## PROBLEM TO WORK ON
Pull out exactly the lines from the line containing "Write a web" to the line containing "const yTicks = [0, 50, 100, 150, 200, 250];", both lines included, with pictures removed from the copy.

═════ EXTRACTED ENTRIES

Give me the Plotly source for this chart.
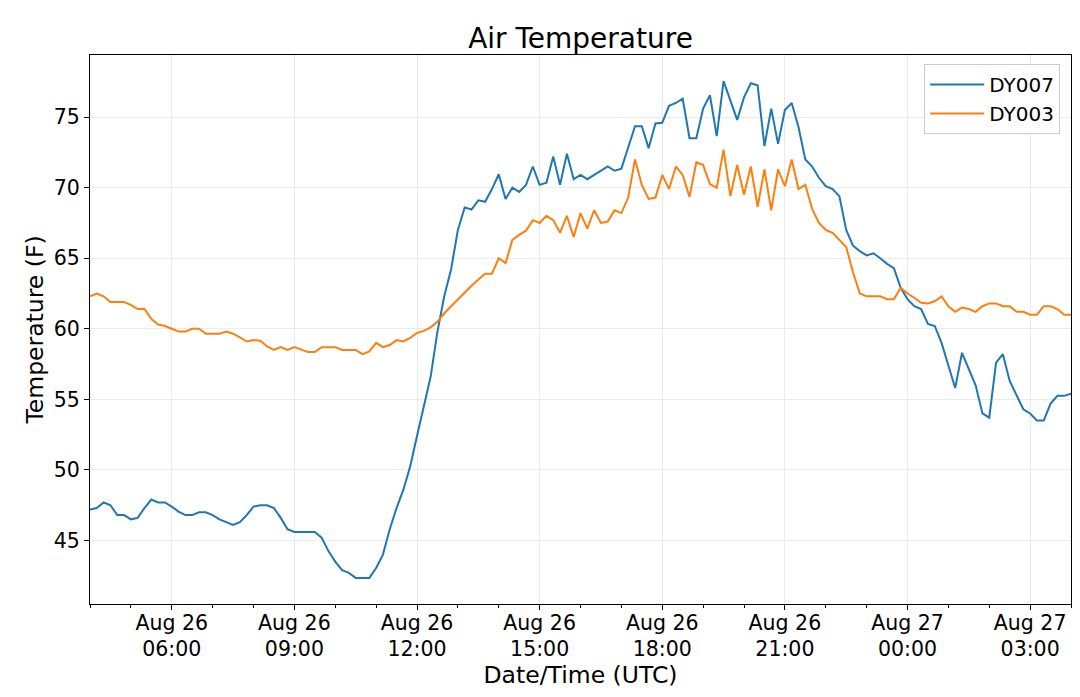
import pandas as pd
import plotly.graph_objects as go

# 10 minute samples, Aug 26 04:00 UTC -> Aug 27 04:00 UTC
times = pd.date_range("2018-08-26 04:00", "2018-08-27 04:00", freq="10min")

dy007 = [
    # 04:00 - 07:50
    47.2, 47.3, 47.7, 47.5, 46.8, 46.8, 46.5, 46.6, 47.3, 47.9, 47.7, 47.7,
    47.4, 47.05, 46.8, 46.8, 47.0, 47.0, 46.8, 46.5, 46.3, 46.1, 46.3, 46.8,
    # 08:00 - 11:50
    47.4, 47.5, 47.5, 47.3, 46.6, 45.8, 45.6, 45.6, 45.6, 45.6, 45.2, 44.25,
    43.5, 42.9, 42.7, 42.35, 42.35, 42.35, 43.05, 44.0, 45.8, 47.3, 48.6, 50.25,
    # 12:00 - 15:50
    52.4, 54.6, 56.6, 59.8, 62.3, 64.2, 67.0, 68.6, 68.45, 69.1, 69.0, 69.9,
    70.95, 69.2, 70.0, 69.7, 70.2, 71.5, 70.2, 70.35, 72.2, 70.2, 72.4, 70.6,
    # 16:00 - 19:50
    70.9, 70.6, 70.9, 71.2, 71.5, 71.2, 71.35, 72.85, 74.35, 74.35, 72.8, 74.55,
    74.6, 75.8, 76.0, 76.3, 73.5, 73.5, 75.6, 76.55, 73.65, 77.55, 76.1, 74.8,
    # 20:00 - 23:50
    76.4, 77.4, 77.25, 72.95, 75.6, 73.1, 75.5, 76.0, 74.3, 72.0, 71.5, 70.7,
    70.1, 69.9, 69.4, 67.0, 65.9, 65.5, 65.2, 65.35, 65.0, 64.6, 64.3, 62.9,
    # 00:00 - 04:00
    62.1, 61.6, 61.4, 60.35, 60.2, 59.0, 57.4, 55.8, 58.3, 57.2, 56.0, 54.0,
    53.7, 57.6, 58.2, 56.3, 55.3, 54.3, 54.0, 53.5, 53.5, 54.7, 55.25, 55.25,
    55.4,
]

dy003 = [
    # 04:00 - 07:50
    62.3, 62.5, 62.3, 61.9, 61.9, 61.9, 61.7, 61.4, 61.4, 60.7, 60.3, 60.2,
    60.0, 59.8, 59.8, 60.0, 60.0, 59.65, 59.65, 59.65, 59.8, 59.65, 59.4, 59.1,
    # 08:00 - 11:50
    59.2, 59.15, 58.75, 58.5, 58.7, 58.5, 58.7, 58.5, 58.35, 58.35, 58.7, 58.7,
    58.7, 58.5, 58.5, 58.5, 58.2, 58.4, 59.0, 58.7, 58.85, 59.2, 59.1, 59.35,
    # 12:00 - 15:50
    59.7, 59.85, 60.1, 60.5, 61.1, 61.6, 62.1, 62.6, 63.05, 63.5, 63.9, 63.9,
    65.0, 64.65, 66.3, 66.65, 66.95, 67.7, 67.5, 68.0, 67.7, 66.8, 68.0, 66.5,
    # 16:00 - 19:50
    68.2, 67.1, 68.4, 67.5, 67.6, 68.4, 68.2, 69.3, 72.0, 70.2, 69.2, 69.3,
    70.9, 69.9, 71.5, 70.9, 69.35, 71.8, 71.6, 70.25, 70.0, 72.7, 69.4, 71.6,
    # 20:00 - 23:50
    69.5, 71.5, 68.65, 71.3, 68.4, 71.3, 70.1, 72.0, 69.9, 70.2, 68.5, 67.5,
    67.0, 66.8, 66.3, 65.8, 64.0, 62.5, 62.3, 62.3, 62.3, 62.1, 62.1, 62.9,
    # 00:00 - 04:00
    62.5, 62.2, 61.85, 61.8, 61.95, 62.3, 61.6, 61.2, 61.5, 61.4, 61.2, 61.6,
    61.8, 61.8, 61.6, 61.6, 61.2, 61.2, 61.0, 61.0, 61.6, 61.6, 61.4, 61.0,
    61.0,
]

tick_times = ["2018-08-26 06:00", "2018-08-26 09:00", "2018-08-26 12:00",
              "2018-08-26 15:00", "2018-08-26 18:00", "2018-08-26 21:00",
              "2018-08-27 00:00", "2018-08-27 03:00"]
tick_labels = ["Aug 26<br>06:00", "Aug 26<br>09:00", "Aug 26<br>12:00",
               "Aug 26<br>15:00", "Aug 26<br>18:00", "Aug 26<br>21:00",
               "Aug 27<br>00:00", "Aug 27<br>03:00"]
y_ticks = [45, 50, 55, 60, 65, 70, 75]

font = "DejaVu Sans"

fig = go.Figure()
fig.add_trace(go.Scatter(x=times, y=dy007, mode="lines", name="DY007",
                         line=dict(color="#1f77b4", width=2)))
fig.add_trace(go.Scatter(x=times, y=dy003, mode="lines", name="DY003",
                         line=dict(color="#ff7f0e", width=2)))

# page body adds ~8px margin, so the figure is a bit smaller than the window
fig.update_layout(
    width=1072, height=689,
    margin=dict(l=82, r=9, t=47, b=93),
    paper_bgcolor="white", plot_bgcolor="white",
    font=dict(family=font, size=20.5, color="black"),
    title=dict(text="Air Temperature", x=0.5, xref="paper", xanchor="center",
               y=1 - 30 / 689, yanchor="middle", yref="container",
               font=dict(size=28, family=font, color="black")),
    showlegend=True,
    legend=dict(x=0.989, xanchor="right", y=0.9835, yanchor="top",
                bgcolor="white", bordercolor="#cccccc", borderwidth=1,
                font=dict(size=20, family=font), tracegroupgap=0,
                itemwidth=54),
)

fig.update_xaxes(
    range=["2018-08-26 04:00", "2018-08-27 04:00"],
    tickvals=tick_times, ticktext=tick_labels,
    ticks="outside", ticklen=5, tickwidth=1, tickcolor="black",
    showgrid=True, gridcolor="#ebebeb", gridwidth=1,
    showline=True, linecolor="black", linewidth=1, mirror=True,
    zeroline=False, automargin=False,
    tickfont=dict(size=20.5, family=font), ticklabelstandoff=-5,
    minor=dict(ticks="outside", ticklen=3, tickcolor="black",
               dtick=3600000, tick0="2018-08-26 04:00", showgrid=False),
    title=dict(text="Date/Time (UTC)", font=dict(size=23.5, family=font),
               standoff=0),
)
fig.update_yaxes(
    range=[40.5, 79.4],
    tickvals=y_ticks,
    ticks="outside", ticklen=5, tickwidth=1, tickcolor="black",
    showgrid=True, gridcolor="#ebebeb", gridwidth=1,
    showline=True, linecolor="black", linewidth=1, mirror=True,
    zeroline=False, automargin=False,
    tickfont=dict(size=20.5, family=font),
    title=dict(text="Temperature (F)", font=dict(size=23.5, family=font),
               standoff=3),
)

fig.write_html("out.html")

══════════
═════ EXTRACTED ENTRIES

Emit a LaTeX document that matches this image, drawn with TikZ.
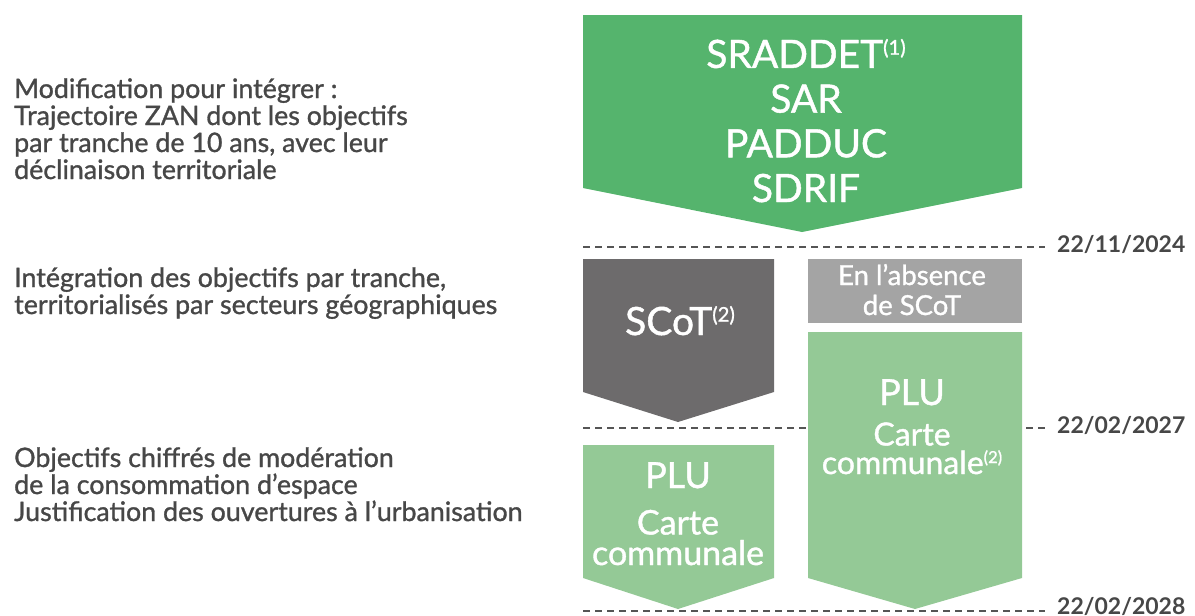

══════════
═════ EXTRACTED ENTRIES

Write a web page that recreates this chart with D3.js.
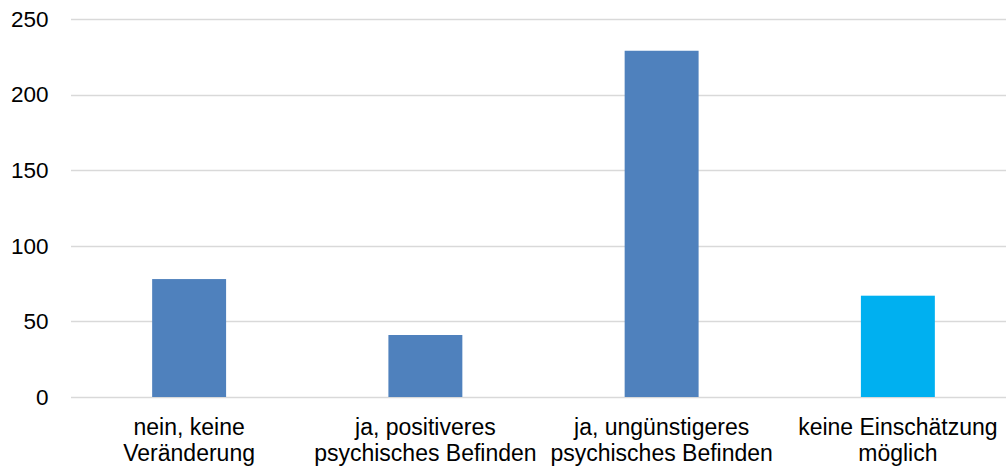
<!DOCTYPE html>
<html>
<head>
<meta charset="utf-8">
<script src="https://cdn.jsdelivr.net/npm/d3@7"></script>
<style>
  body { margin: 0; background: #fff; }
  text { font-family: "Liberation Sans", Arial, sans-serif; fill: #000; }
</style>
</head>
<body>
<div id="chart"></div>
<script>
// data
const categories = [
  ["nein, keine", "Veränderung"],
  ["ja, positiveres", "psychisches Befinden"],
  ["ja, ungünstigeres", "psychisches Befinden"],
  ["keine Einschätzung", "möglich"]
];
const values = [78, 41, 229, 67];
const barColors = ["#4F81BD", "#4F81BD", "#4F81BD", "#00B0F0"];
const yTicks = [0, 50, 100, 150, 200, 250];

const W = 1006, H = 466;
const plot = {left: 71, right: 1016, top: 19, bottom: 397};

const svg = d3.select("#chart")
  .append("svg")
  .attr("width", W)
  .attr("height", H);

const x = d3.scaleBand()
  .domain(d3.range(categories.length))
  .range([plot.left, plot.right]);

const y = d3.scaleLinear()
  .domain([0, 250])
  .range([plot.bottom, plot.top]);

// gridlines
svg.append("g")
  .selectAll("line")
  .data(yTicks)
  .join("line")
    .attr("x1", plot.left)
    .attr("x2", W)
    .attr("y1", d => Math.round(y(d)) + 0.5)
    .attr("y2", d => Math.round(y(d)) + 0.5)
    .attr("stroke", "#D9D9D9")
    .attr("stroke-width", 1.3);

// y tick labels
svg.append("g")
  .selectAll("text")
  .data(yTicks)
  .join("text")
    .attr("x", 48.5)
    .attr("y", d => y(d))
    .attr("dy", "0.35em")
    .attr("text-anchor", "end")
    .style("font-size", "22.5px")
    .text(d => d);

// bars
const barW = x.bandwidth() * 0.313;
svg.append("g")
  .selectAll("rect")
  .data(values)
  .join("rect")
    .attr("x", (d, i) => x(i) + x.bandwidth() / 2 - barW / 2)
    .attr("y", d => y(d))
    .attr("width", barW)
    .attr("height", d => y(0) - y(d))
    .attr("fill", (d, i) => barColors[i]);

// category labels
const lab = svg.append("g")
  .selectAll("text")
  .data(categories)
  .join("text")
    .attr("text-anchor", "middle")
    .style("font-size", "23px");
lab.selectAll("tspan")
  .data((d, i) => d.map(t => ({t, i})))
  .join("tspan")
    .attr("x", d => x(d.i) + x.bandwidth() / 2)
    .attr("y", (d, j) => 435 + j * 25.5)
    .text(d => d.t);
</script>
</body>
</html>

══════════

## PROBLEM SOLUTION
Write a web page that recreates this chart with D3.js.
<!DOCTYPE html>
<html>
<head>
<meta charset="utf-8">
<script src="https://cdn.jsdelivr.net/npm/d3@7"></script>
<style>
  body { margin: 0; background: #fff; }
  text { font-family: "Liberation Sans", Arial, sans-serif; fill: #000; }
</style>
</head>
<body>
<div id="chart"></div>
<script>
// data
const categories = [
  ["nein, keine", "Veränderung"],
  ["ja, positiveres", "psychisches Befinden"],
  ["ja, ungünstigeres", "psychisches Befinden"],
  ["keine Einschätzung", "möglich"]
];
const values = [78, 41, 229, 67];
const barColors = ["#4F81BD", "#4F81BD", "#4F81BD", "#00B0F0"];
const yTicks = [0, 50, 100, 150, 200, 250];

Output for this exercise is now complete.